G&W said that since Pan Am Southern will continue to exist, there would be no reduction in the number of railroads serving Pan Am Southern customers or connecting with Vermont Rail System. “As the contract operator of the PAS Lines, B&E will have contractual obligations to operate in the best interests of PAS, and its own financial incentives to ensure that PAS is a success,” G&W argued.

Last month CSX CEO Jim Foote told a shipper conference that the railroad would respond to concerns that have been raised about the merger. The deal has broad support from shippers as well as the Northern New England Passenger Authority that sponsors Amtrak’s Downeaster service between Maine and Boston.

5 thoughts on “Regulators receive last-minute pleas regarding CSX acquisition of Pan Am

  1. I don,t know why Norfolk & Southern doesn,t try and put a bid in to take over Pan Am since Southern is in its name already like CSX is trying to do , it would give Norfolk & Southern a bigger bite to Mass. Vermont ,Conn. New Hampshire instead of just trackage rights and bring more competition in those areas , plus N/S could exchange car loads with CP Rail in Mechanicville yard since both railroads have to go thru Mechanicville to get to their destinations , that to me is a PLUS !

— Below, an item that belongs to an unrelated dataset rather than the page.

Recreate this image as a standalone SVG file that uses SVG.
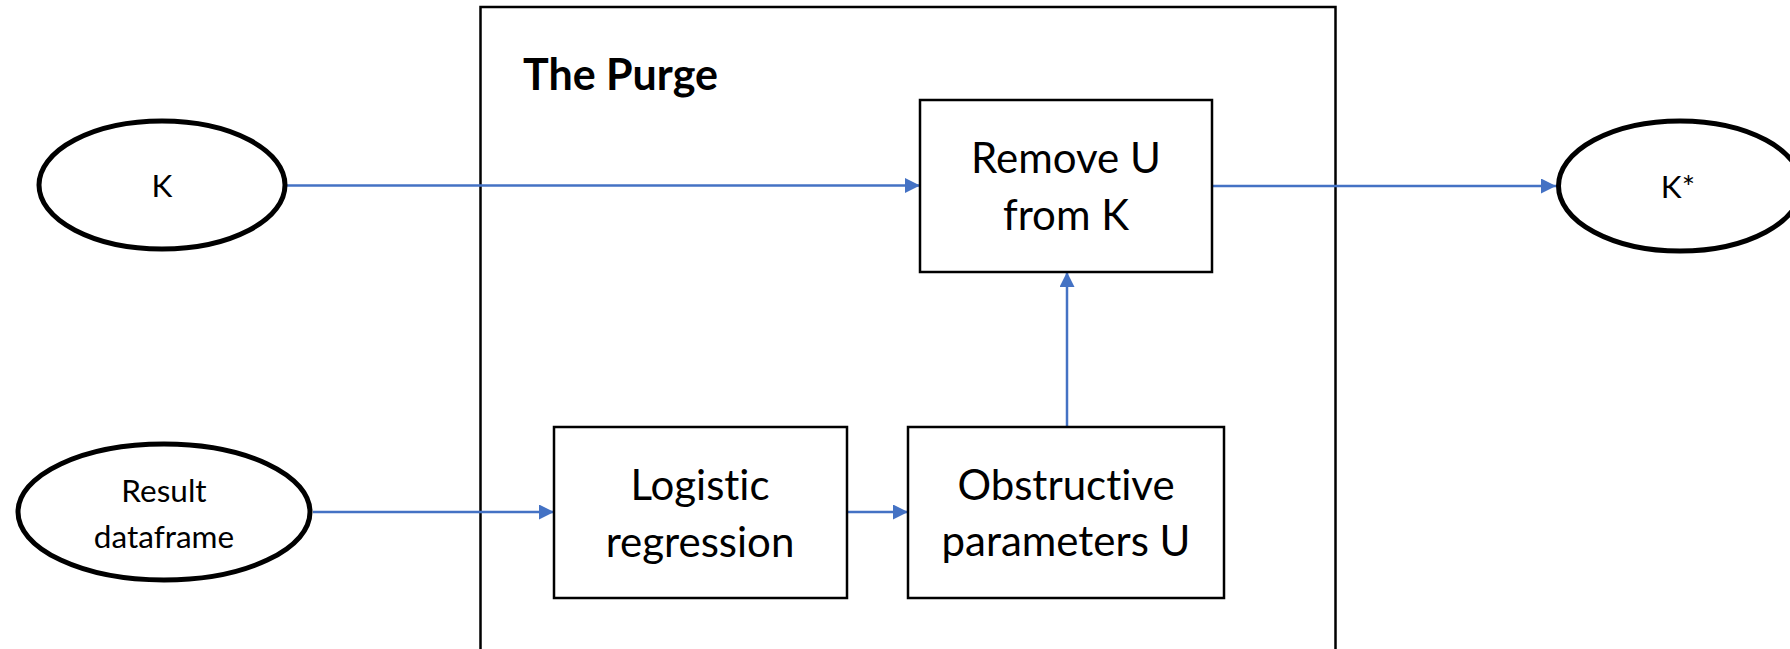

  2. Why would CSX keep the expensive Hoosac Tunnel for one and half trains a day as it is currently (thanks to par combination) for any longer than it has to. Remember the real goal is St. Johns NB to keep CP/CN on thee toes for midwest container business.

  3. Mr. Vincent: I don’t understand how you reach the conclusion that “this will be the death of the former B&M through the Hoosac Tunnel” and by extension the entire line Mechanicville-Deerfield. NS will only get trackage rights for one train pair, intermodals 22K and 23K, over the Selkirk and Berkshire Subdivisions Vorheesville-Worcester. Furthermore, the B&E becomes the designated operator to serve the two customers, Specialty Minerals and Holland Company, on the MassDOT-owned Adams Industrial Track. I’m not saying with certitude you are wrong. I would only like to hear why you make that prediction. And to Mr. Kurland, I don’t think MassDOT, which is hugely modally biased in favor of highways and aviation has any appetite for acquiring the route Fitchburg-North Adams and implementing passenger service Williamstown/North Adams-Boston.

  4. If approved, as submitted, this will be the death of the former B&M thru Hoosac tunnel.
    There is virtually no online business (thanks to the high tax anti-business states of NY and Mass) and the thru traffic will all shift to the CSX Boston line.
    Vermont Railway’s connection at Hoosick Jct. NY will then be ended, leaving VRS with ONE non G&W connection – CP at Whitehall, NY.
    One solution would be to give/sell Hoosick Jct. to Rotterdam to VRS thus connecting to NS and CSX.

    1. And to give/sell the track east of Hoosick Junction to the Mass. DOT to extend passenger service on the Fitchburg line.